Punk Rock Flock


By: Christopher Shoust


Standing feet from the stage with a slow sway to my head, I absorb the music in a bar that doesn't allow moshing. For years black, blue and red were my favorite colours. I made some good friends talking in the washrooms while blood leaked from my mouth like the faucet just below me - being picked up off the floor after being elbowed in the head time after time. That was, and is punk rock.

Punk rock equals violence: violence against life, violence against government, violence against your parents. The ironic thing was that we took it out on each other.

When I go to bars to see bands now, I actually go to see the band and not the floor or pieces of me on the floor. I've passed that stage. I have other ways now. But there are nights that I do miss and then there are nights that I don't.

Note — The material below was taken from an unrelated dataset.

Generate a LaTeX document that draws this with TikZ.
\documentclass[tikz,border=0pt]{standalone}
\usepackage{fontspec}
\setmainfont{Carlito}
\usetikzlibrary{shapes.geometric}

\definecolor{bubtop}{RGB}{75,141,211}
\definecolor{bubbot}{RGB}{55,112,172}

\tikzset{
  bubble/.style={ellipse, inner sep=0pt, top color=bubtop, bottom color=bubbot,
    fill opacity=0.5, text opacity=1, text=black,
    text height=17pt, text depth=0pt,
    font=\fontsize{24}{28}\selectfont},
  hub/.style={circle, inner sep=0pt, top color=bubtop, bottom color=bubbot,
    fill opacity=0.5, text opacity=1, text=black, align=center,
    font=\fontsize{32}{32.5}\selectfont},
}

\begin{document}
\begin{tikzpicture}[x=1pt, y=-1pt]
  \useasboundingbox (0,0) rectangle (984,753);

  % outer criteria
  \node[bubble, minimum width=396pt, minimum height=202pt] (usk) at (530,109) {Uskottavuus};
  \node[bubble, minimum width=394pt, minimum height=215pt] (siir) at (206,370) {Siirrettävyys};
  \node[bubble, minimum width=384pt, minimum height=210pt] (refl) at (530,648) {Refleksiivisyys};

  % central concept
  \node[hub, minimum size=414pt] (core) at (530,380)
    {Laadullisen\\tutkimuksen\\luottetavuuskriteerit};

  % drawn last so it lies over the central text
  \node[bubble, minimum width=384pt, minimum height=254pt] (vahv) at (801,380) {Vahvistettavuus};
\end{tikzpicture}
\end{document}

What was I doing. I just downed three glasses of beer and now I am at another bar with another band. I begin to rock gently back and forth as I creep through the crowd. Bip bop un tis un tis was my mating call. Silently I screamed in my head. I had my thumb lodged over the spout of my next bottle of beer to stop the graceful foam-filled flow of alcoholic fluids. Meanwhile, from behind me, the other rockers didn't seem so careful for I was repeatedly showered.

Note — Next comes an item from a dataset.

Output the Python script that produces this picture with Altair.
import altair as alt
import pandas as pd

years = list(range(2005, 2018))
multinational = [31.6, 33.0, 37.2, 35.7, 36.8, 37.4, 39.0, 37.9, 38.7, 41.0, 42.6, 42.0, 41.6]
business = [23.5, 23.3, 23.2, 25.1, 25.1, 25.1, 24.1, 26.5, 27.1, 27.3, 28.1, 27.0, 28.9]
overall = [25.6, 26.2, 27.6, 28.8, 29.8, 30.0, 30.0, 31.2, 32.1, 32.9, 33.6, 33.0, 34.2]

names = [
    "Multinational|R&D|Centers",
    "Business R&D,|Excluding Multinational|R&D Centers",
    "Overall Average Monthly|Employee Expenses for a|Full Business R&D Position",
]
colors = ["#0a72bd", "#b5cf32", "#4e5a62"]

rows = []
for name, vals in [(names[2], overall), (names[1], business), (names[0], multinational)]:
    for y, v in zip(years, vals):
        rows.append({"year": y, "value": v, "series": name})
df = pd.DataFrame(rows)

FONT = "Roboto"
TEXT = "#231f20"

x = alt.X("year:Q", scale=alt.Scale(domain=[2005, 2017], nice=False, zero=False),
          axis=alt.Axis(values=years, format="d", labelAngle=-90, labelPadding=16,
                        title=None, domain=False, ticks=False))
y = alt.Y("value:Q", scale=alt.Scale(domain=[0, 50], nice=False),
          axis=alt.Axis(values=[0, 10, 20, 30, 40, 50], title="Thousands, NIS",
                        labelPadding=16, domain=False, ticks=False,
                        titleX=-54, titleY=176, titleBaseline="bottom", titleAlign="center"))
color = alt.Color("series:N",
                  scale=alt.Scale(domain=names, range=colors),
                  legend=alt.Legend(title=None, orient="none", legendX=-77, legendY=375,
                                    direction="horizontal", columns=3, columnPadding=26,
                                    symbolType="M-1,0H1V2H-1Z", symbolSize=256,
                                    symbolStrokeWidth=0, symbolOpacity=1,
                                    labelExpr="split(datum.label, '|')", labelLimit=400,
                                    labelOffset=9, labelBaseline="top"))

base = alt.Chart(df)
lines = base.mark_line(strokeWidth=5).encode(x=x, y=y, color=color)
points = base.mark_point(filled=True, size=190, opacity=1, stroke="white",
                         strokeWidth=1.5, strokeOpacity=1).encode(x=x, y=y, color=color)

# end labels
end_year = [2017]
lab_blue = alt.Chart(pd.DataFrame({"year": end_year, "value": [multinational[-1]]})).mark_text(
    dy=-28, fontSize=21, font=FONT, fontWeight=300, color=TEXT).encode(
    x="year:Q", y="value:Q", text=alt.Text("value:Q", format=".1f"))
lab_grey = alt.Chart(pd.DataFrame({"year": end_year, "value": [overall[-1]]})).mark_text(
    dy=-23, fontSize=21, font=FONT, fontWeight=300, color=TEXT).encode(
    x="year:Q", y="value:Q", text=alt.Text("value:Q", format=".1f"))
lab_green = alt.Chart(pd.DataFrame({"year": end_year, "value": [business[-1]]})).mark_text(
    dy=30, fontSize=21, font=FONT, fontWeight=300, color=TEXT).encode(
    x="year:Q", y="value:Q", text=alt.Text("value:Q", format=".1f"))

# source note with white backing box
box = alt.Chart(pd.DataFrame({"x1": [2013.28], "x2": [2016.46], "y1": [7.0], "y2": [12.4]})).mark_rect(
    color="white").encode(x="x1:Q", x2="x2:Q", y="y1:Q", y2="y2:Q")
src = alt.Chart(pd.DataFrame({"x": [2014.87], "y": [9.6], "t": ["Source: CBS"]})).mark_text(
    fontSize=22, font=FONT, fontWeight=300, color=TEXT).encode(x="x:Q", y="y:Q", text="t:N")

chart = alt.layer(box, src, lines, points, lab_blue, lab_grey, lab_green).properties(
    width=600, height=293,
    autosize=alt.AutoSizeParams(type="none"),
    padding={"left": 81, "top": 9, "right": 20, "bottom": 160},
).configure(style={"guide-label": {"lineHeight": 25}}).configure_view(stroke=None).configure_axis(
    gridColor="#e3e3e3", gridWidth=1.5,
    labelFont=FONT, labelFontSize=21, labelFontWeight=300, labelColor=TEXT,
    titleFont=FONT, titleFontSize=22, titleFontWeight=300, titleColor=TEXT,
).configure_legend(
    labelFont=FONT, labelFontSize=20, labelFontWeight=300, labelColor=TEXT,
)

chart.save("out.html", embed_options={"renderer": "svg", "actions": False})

What was I doing. I gathered in front of the rest of the crowd like so many times before, though something was queer; something seemed alien. While my intoxication fought off my karma, my body soon began to feel what was wrong.

Minutes earlier I remember looking down at the floor, while making sure it was free off dangers, I set up my punk rock defense systems, bending my legs slightly with one foot forward to protect from a stray body flying toward me. A bottle falls to its end on the floor and I am brought back to reality. A glimmering wet shine covers the floor. Suds spatter and another one falls. Bodies start gathering in an army of dancing rage and the first man falls.

Bottled violence filtered through the masses and everyone joins in. A few pushes and a few of us privileged souls are sliding to one side and pushed to another gripping our beer and flickering cigarettes. The pit was unleashed.

What was I doing. Suddenly instead of being danced along in camaraderie, I was being shoved into the singer with legs a-tangle in mic cords. Cigarettes were crushing and burning holes in our clothes. One man down, then two, falling on what was minutes before just puddles of beer but now is broken shards of glass. Two forearms are raised from the floor, bloody with pride. By recalling my days of physics, I try desperately to keep my weight centered so I will slide instead of fall. This didn't make matters any better.

Days later when I thought back, I wondered if hitting the floor and getting trampled would actually be any worse than how I was sliding into amps, band members and speakers to only be thrown by some ogre back into the chaos.

The ogres were the worst part: 200 pound, beer-for-breakfast, cigarette-for-lunch, high-school-dropout, factory workers, that seemed to get all their fun by throwing around guys like me, waiting for us to take a fall. They encompassed the perimeter. Between each toss of me in the giant ping-pong game, I tried to think of a way out. There was none in sight. My only plan was to disperse between the bodies when the set ended.

But as fast as I tried to reason that I could make do until then, I was thrown clear across the floor to land on the side of one foot, sending all my 130 pounds through

my knee, collapsing my ankle, jolting my arm into an amp head. From there I limped onto the side into retirement.

I read an interview with Ian McKay months after this incident and he talked about why he is not playing the same kind of music that he was with Minor Threat and why he doesn't allow mosh pits at shows. He explained that it's cool if people dance but once people start getting hurt, than it isn't for the music anymore.

I used to feel like something was missing when I didn't get hurt at a show. I guess you were right, Ian.